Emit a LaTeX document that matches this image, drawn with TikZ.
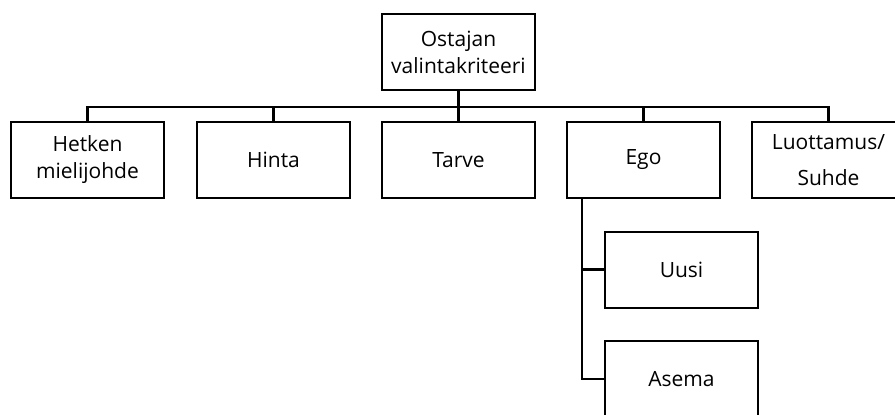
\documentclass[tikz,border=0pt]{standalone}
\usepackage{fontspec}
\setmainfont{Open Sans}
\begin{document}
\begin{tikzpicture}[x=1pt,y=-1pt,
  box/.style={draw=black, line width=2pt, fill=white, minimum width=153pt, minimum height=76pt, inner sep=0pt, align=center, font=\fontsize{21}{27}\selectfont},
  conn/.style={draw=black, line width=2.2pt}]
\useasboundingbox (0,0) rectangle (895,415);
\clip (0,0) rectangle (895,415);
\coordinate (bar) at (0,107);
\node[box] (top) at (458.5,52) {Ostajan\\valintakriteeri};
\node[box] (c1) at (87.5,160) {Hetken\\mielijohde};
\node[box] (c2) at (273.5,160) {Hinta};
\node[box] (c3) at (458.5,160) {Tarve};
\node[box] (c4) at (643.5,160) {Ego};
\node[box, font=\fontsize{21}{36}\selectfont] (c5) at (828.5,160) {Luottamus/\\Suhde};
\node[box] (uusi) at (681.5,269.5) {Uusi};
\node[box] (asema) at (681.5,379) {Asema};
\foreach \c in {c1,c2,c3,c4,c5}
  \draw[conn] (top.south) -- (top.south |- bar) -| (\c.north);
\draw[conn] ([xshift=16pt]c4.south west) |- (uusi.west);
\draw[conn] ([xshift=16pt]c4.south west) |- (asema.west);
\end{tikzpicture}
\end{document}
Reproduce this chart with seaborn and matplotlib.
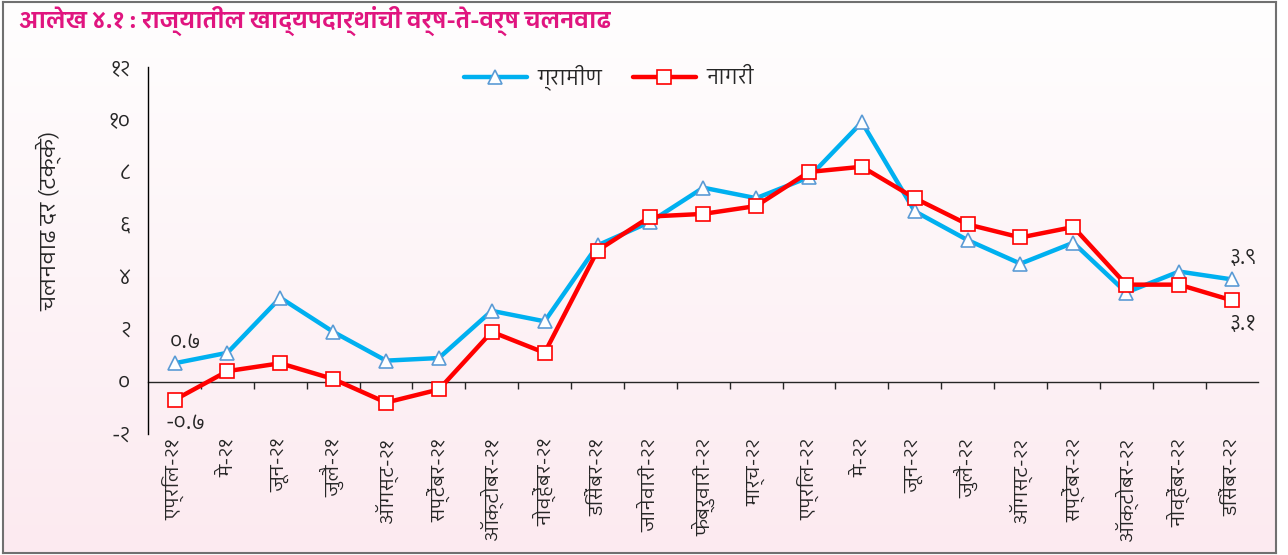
★ ★ ★ ★ ★ ★ ★
* **Written problem**
Extract every line above containing the word "this".

* **Written reply**
Emit a LaTeX document that matches this image, drawn with TikZ.
Reproduce this chart with seaborn and matplotlib.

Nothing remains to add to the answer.